Астротурфинг, гиперсемиотизация и родственницы их парейдолия и апофения. Вы можете не знать значение этих слов, но с явлениями сталкивались и не раз. И вы, и ваши старшие родственники, и их дедушки с бабушками и, скорее всего, ваши внуки тоже. Хотя, конечно, хотелось бы, чтобы не.
Одно дело, когда в лаваше проступает лик святого или из разводов сиропа на блинчике тебе подмигивает сама Дева Мария (с Рождеством, кстати). Ученые (нет, не британские) провели массу любопытных исследований на эту тему. Кое-кто Шнобелевскую премию получил даже. Многие резвились в соцсетях. Следы обнаружены в масскульте. Фокс Молдер был бы нами доволен.
Но совсем другое, когда зловещий профиль Троцкого вдруг обозначился не где-нибудь, а на зажиме для пионерского галстука. Большой Террор, память о котором пытаются отменить в эти дни, изобилует дикими, чудовищными примерами. Но если бы все, одновременно с падением очередного режима, завершилось слухами, городскими легендами, анекдотами и страшилками о гробике на колесах.
Мы смеемся над мемчиками с Пикабу, а тем временем в родительском чатике нарастает нешуточная паника: ОНИ (это всегда незримые «они», но мы-то знаем, кто именно) хотят изменить ДНК наших детей/зомбируют наших детей/травят наших детей в школьных столовых/облучают нас вышками/подчеркнуть нужное, поставить свой вариант.
Я сама за недолгую карьеру участника таких чатов с веселым восторгом, переходящим в недоумение и иногда тревогу (есть вещи, которые страшно выяснить о давних знакомых), узнавала о том, что 25-й кадр мультфильма, на просмотр которого идут всем классом, зомбирует ребенка, настраивает на западопоклонничество (шёл 2019-й год), что в столовские котлеты подмешаны вчерашние макароны и бог знает какого возраста мыши, что пока мы тут спокойно сидим, возможно, в эту самую минуту террористы запускают в городской водоканал красные водоросли, а старшеклассник с восточной внешностью подсаживает моего ребенка на винт, угощая его жвачкой. И это лишь часть реальных примеров.
Александра Архипова и Анна Кирзюк исследуют прикладную сторону феномена стихийного возникших и стимулированных специально разработанными манипуляциями страхов. Очевидно, что многолетний масштабный труд нельзя уместить в чуть более 500 страниц. Но выжимки прелюбопытные.
Иногда может показаться, что одни информанты жили в постоянном ужасе перед всем подряд от вокзальных бабусь с пирожками до педиатра с характерным профилем и фамилией. В то время как другие, одурманенные пропагандой или подавленные защитными механизмами психики, пребывали в счастливом неведении. Но это не вполне так. Апофения неоднородна.

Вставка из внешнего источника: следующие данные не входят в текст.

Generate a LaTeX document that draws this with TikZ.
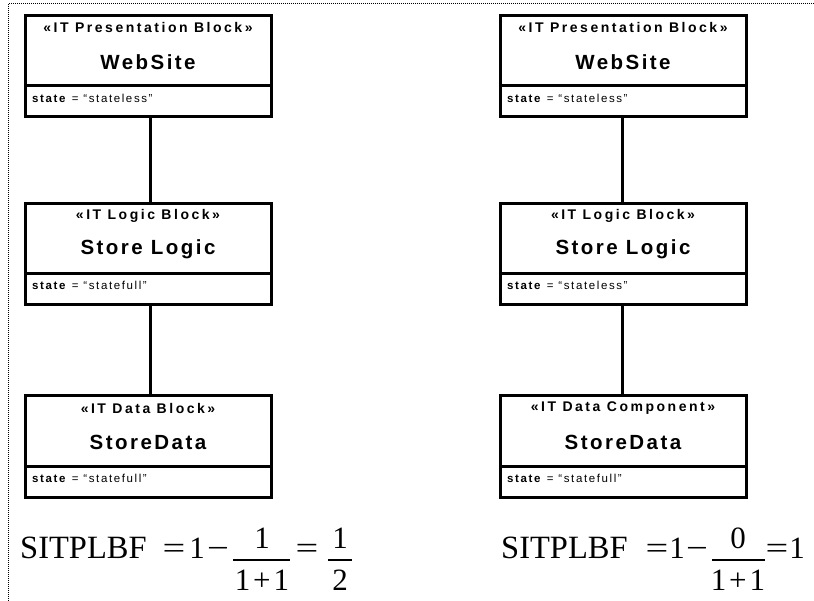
\documentclass[tikz,border=0pt]{standalone}
\usepackage{graphicx}
\usepackage{fontspec}
\newfontfamily\stereofont[LetterSpace=18]{Liberation Sans}
\newfontfamily\namefont[LetterSpace=12]{Liberation Sans}
\newfontfamily\statefont[LetterSpace=14]{Liberation Sans}
\newfontfamily\timesfont{Liberation Serif}
\newcommand{\wideeq}{\scalebox{1.3}[1]{=}}
\newcommand{\widemin}{\scalebox{1.25}[1]{−}}
\tikzset{
  umlbox/.style={draw, line width=3pt, minimum width=246pt, minimum height=101pt, inner sep=0pt, outer sep=0pt},
  divline/.style={line width=3pt},
  conn/.style={line width=3pt},
  stereo/.style={inner sep=0pt, font=\stereofont\bfseries\fontsize{14}{16}\selectfont},
  bname/.style={inner sep=0pt, font=\namefont\bfseries\fontsize{20.5}{24}\selectfont},
  stattxt/.style={inner sep=0pt, anchor=west, font=\statefont\fontsize{11.5}{13}\selectfont},
  frm/.style={inner sep=0pt, anchor=base, font=\timesfont\fontsize{31}{35}\selectfont},
  frmw/.style={frm, anchor=base west, font=\timesfont\fontsize{32.5}{36}\selectfont},
  fbar/.style={line width=1.3pt},
  frame/.style={line width=1pt, dash pattern=on 1pt off 1pt}
}
\newcommand{\umlblock}[6]{%
  % #1 name prefix, #2 x center, #3 y center, #4 stereotype, #5 name, #6 state value
  \node[umlbox] (#1) at (#2,#3) {};
  \node[stereo] (#1s) at ([yshift=-12pt]#1.north) {«#4»};
  \node[bname] (#1n) at ([yshift=-46pt]#1.north) {#5};
  \coordinate (#1dl) at ([yshift=31pt]#1.south west);
  \coordinate (#1dr) at ([yshift=31pt]#1.south east);
  \draw[divline] (#1dl) -- (#1dr);
  \node[stattxt] (#1t) at ([xshift=7pt,yshift=19pt]#1.south west) {\textbf{state} = “#6”};
}
\begin{document}
\begin{tikzpicture}[x=1pt,y=-1pt]
\useasboundingbox (0,0) rectangle (814,601);
\coordinate (fa) at (8,4);
\coordinate (fb) at (814,4);
\coordinate (fc) at (8,601);
\draw[frame] (fb) -- (fa) -- (fc);

\umlblock{L1}{148}{66.5}{IT Presentation Block}{WebSite}{stateless}
\umlblock{L2}{148}{254}{IT Logic Block}{Store Logic}{statefull}
\umlblock{L3}{148}{446.5}{IT Data Block}{StoreData}{statefull}
\umlblock{R1}{623}{66.5}{IT Presentation Block}{WebSite}{stateless}
\umlblock{R2}{623}{254}{IT Logic Block}{Store Logic}{stateless}
\umlblock{R3}{623}{446.5}{IT Data Component}{StoreData}{statefull}

\draw[conn] ([xshift=2pt]L1.south) -- ([xshift=2pt]L2.north);
\draw[conn] ([xshift=2pt]L2.south) -- ([xshift=2pt]L3.north);
\draw[conn] ([xshift=-1pt]R1.south) -- ([xshift=-1pt]R2.north);
\draw[conn] ([xshift=-1pt]R2.south) -- ([xshift=-1pt]R3.north);

% left formula
\node[frmw] (lf0) at (20,558) {SITPLBF};
\node[frm] (lf1) at (174,558) {\wideeq};
\node[frm] (lf2) at (197,558) {1};
\node[frm] (lf3) at (218,558) {\widemin};
\node[frm] (lf4) at (262,548) {1};
\node[frm] (lf5) at (262,590) {1\kern3pt+\kern3pt1};
\coordinate (lb1a) at (233,560); \coordinate (lb1b) at (290,560);
\draw[fbar] (lb1a) -- (lb1b);
\node[frm] (lf6) at (307,558) {\wideeq};
\node[frm] (lf7) at (340,548) {1};
\node[frm] (lf8) at (340,590) {2};
\coordinate (lb2a) at (328,560); \coordinate (lb2b) at (352,560);
\draw[fbar] (lb2a) -- (lb2b);

% right formula
\node[frmw] (rf0) at (501,558) {SITPLBF};
\node[frm] (rf1) at (657,558) {\wideeq};
\node[frm] (rf2) at (677,558) {1};
\node[frm] (rf3) at (697,558) {\widemin};
\node[frm] (rf4) at (738,548) {0};
\node[frm] (rf5) at (738,590) {1\kern3pt+\kern3pt1};
\coordinate (rb1a) at (712,560); \coordinate (rb1b) at (765,560);
\draw[fbar] (rb1a) -- (rb1b);
\node[frm] (rf6) at (777,558) {\wideeq};
\node[frm] (rf7) at (797,558) {1};
\end{tikzpicture}
\end{document}
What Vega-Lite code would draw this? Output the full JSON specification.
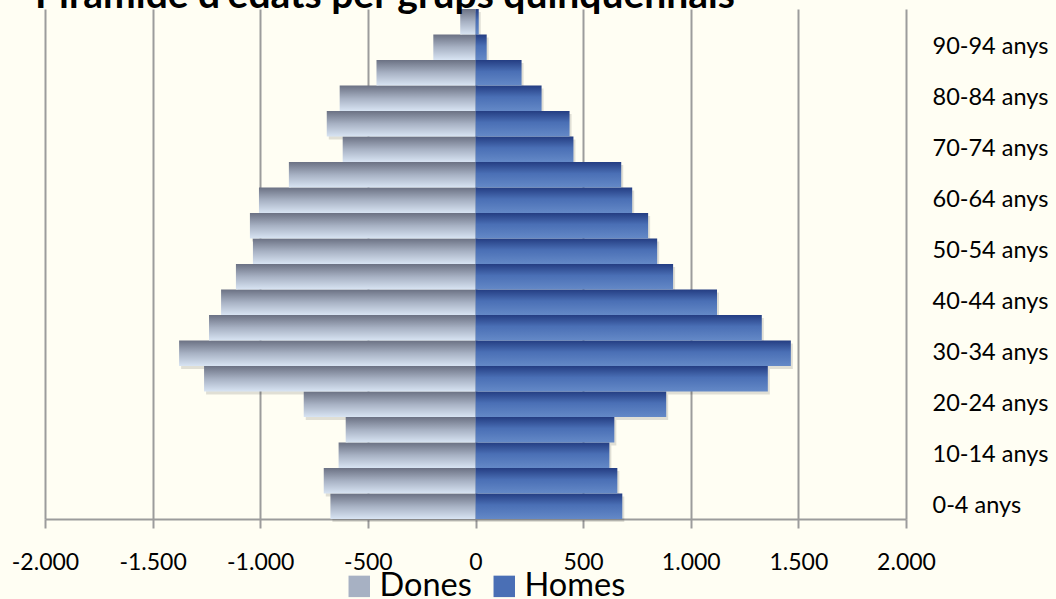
{
  "$schema": "https://vega.github.io/schema/vega-lite/v6.json",
  "autosize": {"type": "none"},
  "width": 861,
  "height": 510,
  "padding": {"left": 45, "top": 9, "right": 150, "bottom": 80},
  "background": "#fffef3",
  "config": {"view": {"stroke": null}, "font": "Lato"},
  "title": {
    "text": "Piràmide d'edats per grups quinquennals",
    "anchor": "start",
    "frame": "group",
    "font": "Lato",
    "fontSize": 39,
    "fontWeight": "bold",
    "color": "#000000",
    "offset": -7,
    "dx": -10
  },
  "data": {
    "values": [
      {"edat": "0-4 anys", "sexe": "Dones", "valor": -674},
      {"edat": "5-9 anys", "sexe": "Dones", "valor": -705},
      {"edat": "10-14 anys", "sexe": "Dones", "valor": -636},
      {"edat": "15-19 anys", "sexe": "Dones", "valor": -603},
      {"edat": "20-24 anys", "sexe": "Dones", "valor": -798},
      {"edat": "25-29 anys", "sexe": "Dones", "valor": -1261},
      {"edat": "30-34 anys", "sexe": "Dones", "valor": -1377},
      {"edat": "35-39 anys", "sexe": "Dones", "valor": -1238},
      {"edat": "40-44 anys", "sexe": "Dones", "valor": -1182},
      {"edat": "45-49 anys", "sexe": "Dones", "valor": -1113},
      {"edat": "50-54 anys", "sexe": "Dones", "valor": -1034},
      {"edat": "55-59 anys", "sexe": "Dones", "valor": -1048},
      {"edat": "60-64 anys", "sexe": "Dones", "valor": -1006},
      {"edat": "65-69 anys", "sexe": "Dones", "valor": -867},
      {"edat": "70-74 anys", "sexe": "Dones", "valor": -617},
      {"edat": "75-79 anys", "sexe": "Dones", "valor": -691},
      {"edat": "80-84 anys", "sexe": "Dones", "valor": -631},
      {"edat": "85-89 anys", "sexe": "Dones", "valor": -460},
      {"edat": "90-94 anys", "sexe": "Dones", "valor": -196},
      {"edat": "95-99 anys", "sexe": "Dones", "valor": -71},
      {"edat": "0-4 anys", "sexe": "Homes", "valor": 682},
      {"edat": "5-9 anys", "sexe": "Homes", "valor": 659},
      {"edat": "10-14 anys", "sexe": "Homes", "valor": 622},
      {"edat": "15-19 anys", "sexe": "Homes", "valor": 645},
      {"edat": "20-24 anys", "sexe": "Homes", "valor": 886},
      {"edat": "25-29 anys", "sexe": "Homes", "valor": 1358},
      {"edat": "30-34 anys", "sexe": "Homes", "valor": 1465},
      {"edat": "35-39 anys", "sexe": "Homes", "valor": 1330},
      {"edat": "40-44 anys", "sexe": "Homes", "valor": 1122},
      {"edat": "45-49 anys", "sexe": "Homes", "valor": 918},
      {"edat": "50-54 anys", "sexe": "Homes", "valor": 844},
      {"edat": "55-59 anys", "sexe": "Homes", "valor": 802},
      {"edat": "60-64 anys", "sexe": "Homes", "valor": 728},
      {"edat": "65-69 anys", "sexe": "Homes", "valor": 677},
      {"edat": "70-74 anys", "sexe": "Homes", "valor": 455},
      {"edat": "75-79 anys", "sexe": "Homes", "valor": 437},
      {"edat": "80-84 anys", "sexe": "Homes", "valor": 307},
      {"edat": "85-89 anys", "sexe": "Homes", "valor": 214},
      {"edat": "90-94 anys", "sexe": "Homes", "valor": 52},
      {"edat": "95-99 anys", "sexe": "Homes", "valor": 15}
    ]
  },
  "encoding": {
    "y": {
      "field": "edat",
      "type": "nominal",
      "sort": ["95-99 anys", "90-94 anys", "85-89 anys", "80-84 anys", "75-79 anys", "70-74 anys", "65-69 anys", "60-64 anys", "55-59 anys", "50-54 anys", "45-49 anys", "40-44 anys", "35-39 anys", "30-34 anys", "25-29 anys", "20-24 anys", "15-19 anys", "10-14 anys", "5-9 anys", "0-4 anys"],
      "scale": {"paddingInner": 0, "paddingOuter": 0},
      "axis": {
        "orient": "right",
        "title": null,
        "values": ["0-4 anys", "10-14 anys", "20-24 anys", "30-34 anys", "40-44 anys", "50-54 anys", "60-64 anys", "70-74 anys", "80-84 anys", "90-94 anys"],
        "domain": false,
        "ticks": false,
        "grid": false,
        "labelPadding": 26,
        "labelAlign": "left",
        "labelFont": "Lato",
        "labelFontSize": 23.5,
        "labelColor": "#000000"
      }
    },
    "x": {
      "field": "valor",
      "type": "quantitative",
      "scale": {"domain": [-2000, 2000], "nice": false, "zero": false},
      "axis": {
        "title": null,
        "values": [-2000, -1500, -1000, -500, 0, 500, 1000, 1500, 2000],
        "labelExpr": "(datum.value < 0 ? '-' : '') + replace(format(abs(datum.value), ','), ',', '.')",
        "grid": true,
        "gridColor": "#9c9c9c",
        "gridWidth": 2,
        "domainColor": "#9c9c9c",
        "domainWidth": 2,
        "tickColor": "#9c9c9c",
        "tickWidth": 2,
        "tickSize": 9,
        "labelPadding": 23,
        "labelFont": "Lato",
        "labelFontSize": 23,
        "labelColor": "#000000",
        "labelFlush": false
      }
    }
  },
  "layer": [
    {
      "mark": {"type": "bar", "yOffset": 3, "xOffset": 2, "color": "#000000", "opacity": 0.12}
    },
    {
      "mark": {"type": "bar"},
      "encoding": {
        "fill": {
          "condition": {
            "test": "datum.sexe === 'Dones'",
            "value": {"gradient": "linear", "x1": 0, "y1": 0, "x2": 0, "y2": 1, "stops": [{"offset": 0, "color": "#6b7183"}, {"offset": 0.5, "color": "#a7b1c3"}, {"offset": 1, "color": "#d8e4f3"}]}
          },
          "value": {"gradient": "linear", "x1": 0, "y1": 0, "x2": 0, "y2": 1, "stops": [{"offset": 0, "color": "#243d82"}, {"offset": 0.45, "color": "#4a6fb5"}, {"offset": 1, "color": "#6489c7"}]}
        }
      }
    },
    {
      "mark": {"type": "square", "size": 0, "filled": true, "opacity": 1},
      "encoding": {
        "color": {
          "field": "sexe",
          "type": "nominal",
          "scale": {"domain": ["Dones", "Homes"], "range": ["#a7b1c3", "#4a6fb5"]},
          "legend": {
            "title": null,
            "orient": "none",
            "legendX": 298,
            "legendY": 561,
            "direction": "horizontal",
            "symbolType": "square",
            "symbolSize": 460,
            "symbolStrokeWidth": 0,
            "symbolOpacity": 1,
            "labelFont": "Lato",
            "labelFontSize": 32.5,
            "labelColor": "#000000",
            "labelOffset": 4,
            "columnPadding": 16,
            "encode": {
              "symbols": {
                "update": {
                  "fill": {"signal": "datum.label === 'Dones' ? {gradient: 'linear', x1: 0, y1: 0, x2: 0, y2: 1, stops: [{offset: 0, color: '#6b7183'}, {offset: 0.5, color: '#a7b1c3'}, {offset: 1, color: '#d8e4f3'}]} : {gradient: 'linear', x1: 0, y1: 0, x2: 0, y2: 1, stops: [{offset: 0, color: '#243d82'}, {offset: 0.45, color: '#4a6fb5'}, {offset: 1, color: '#6489c7'}]}"},
                  "opacity": {"value": 1}
                }
              }
            }
          }
        }
      }
    }
  ]
}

Я, выросшая в закрытом военном, многонациональном при этом, городе, впервые столкнулась с антисемитизмом и ксенофобией в 17 лет оказавшись в столице небольшой автономии по соседству. Моя ровесница и подруга уже в раннем подмосковном детстве знала и испытала на себе небольшой, но яркий ранжир обидных кличек и не всегда безобидных действий, выдаваемых по национальному признаку взрослыми и повторенными их детьми.
История с публикацией в фейсбуке писателя Дмитрия Захарова из этой же оперы. И несть числа таким случаям.
«Опасные советские вещи» — сжатый, каталогизированный коллективный опыт. Чаще пугающий, чем забавный. Но в обоих случаях интересный и нужный не только филологам, культурологам и историкам. Авторы, надо отдать должное и этому, не дают оценок, методично излагая и структурно представляя изученное.
В конце концов, книга не о том, какие люди тупые овцы, идущие за пастырем или гонимые специально обученными собаками. Абстрактное умение увидеть неожиданные связи тоже вполне себе творчество. Да, часто граничащее с безумием. Но дающее базу той же литературе и кинематографу.